Begin Given material

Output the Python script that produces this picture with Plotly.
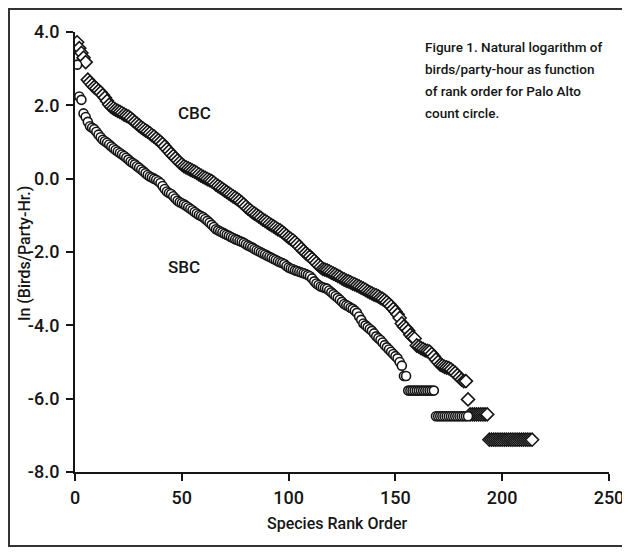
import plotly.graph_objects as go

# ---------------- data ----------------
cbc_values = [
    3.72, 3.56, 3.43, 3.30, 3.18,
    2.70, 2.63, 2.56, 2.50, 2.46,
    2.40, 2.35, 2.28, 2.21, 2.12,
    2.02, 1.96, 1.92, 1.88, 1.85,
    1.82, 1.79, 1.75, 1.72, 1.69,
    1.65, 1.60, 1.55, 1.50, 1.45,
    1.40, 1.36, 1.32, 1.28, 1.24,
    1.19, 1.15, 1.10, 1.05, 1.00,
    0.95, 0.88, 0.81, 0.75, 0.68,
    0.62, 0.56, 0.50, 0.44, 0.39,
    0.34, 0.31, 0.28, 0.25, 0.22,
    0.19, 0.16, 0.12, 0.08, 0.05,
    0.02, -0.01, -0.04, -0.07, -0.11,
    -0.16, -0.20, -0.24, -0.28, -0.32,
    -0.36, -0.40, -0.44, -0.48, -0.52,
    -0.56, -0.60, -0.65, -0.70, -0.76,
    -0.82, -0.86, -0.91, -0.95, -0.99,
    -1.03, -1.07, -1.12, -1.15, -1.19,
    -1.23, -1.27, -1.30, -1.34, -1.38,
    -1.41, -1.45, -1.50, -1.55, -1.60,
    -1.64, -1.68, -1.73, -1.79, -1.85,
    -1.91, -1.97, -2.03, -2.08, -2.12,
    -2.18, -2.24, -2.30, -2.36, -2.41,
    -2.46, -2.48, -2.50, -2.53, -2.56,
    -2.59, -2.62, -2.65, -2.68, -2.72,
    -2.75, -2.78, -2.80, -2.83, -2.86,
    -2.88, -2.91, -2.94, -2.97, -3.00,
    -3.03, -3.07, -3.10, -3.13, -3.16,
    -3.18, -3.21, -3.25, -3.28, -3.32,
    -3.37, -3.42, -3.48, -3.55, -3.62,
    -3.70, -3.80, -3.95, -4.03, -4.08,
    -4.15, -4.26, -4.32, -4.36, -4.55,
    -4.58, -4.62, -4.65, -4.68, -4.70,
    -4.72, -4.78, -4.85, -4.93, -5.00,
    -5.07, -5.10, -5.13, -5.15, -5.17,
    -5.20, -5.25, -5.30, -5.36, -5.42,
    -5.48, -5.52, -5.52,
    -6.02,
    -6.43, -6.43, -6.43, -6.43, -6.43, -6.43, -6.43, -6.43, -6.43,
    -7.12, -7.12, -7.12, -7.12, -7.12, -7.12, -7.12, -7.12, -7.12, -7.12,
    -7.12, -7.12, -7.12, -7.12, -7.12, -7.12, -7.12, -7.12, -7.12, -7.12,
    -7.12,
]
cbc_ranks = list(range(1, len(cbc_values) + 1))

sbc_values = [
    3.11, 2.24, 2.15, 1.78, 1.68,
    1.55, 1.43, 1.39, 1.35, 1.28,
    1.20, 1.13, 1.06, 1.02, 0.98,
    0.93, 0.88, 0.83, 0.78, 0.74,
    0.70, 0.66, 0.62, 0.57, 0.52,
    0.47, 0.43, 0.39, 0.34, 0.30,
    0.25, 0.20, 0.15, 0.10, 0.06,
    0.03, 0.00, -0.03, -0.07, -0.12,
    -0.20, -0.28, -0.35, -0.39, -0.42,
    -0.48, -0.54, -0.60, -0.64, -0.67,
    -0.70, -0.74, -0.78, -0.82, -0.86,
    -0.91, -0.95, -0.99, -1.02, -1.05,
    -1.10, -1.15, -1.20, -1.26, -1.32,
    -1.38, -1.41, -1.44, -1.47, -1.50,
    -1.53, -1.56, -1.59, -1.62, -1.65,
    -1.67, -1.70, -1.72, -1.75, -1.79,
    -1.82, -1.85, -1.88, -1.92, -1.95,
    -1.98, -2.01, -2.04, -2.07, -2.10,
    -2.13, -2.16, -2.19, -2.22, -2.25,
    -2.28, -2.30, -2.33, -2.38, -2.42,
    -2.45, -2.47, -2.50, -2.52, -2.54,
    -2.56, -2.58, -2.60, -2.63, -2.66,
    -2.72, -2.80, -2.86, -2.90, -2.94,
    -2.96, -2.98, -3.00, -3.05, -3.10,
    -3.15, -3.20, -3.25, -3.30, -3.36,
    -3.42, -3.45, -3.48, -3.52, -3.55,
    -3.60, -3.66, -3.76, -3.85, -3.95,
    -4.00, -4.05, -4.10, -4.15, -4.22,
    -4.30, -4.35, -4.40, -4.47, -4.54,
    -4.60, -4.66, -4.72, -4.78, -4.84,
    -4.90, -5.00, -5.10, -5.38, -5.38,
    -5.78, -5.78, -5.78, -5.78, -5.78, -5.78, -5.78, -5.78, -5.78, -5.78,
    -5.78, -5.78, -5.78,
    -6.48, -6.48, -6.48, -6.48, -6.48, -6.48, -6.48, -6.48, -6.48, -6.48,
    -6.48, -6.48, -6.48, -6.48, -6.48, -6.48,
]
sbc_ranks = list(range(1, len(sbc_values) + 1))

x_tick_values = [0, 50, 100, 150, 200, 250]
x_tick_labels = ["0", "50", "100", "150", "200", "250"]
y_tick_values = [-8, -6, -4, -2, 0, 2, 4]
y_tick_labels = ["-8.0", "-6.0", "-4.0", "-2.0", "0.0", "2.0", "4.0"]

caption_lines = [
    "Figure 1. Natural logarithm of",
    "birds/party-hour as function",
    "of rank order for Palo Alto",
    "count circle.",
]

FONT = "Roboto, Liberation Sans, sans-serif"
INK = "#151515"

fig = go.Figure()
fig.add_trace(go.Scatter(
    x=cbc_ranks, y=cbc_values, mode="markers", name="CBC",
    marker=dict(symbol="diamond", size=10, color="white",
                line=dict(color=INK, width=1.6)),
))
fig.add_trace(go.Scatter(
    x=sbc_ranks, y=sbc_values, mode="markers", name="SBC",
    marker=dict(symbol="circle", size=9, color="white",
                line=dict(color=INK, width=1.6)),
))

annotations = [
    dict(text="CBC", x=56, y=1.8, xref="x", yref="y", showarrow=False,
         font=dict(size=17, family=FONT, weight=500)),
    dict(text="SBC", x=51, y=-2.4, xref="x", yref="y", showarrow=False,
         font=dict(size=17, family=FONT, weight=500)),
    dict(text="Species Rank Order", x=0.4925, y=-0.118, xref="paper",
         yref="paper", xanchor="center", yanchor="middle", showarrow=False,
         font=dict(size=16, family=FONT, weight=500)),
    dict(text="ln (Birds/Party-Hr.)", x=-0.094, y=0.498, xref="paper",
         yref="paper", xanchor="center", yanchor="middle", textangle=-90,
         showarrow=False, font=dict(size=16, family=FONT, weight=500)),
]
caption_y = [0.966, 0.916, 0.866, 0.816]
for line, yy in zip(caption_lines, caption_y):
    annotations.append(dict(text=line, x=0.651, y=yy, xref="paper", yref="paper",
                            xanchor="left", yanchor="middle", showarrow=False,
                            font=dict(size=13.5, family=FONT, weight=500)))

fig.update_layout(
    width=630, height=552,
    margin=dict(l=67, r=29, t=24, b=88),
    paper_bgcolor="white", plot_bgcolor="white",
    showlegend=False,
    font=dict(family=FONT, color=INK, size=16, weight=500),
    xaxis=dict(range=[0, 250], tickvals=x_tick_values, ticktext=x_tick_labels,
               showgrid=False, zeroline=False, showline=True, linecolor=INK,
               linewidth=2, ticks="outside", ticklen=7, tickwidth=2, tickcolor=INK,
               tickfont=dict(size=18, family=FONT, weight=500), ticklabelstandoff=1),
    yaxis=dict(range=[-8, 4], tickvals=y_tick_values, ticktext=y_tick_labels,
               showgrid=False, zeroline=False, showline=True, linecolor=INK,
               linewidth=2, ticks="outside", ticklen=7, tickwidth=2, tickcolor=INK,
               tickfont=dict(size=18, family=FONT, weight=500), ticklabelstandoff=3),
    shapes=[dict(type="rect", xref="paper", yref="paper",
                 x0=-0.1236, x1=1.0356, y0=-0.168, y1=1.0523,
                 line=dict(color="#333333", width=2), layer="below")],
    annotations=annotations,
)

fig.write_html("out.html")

End Given material

Problem to work on> Skip the pictures, please, and transcribe only the lines from the beginning of the material through the one that contains "import plotly.graph_objects as go".

Exercise output>
Output the Python script that produces this picture with Plotly.
import plotly.graph_objects as go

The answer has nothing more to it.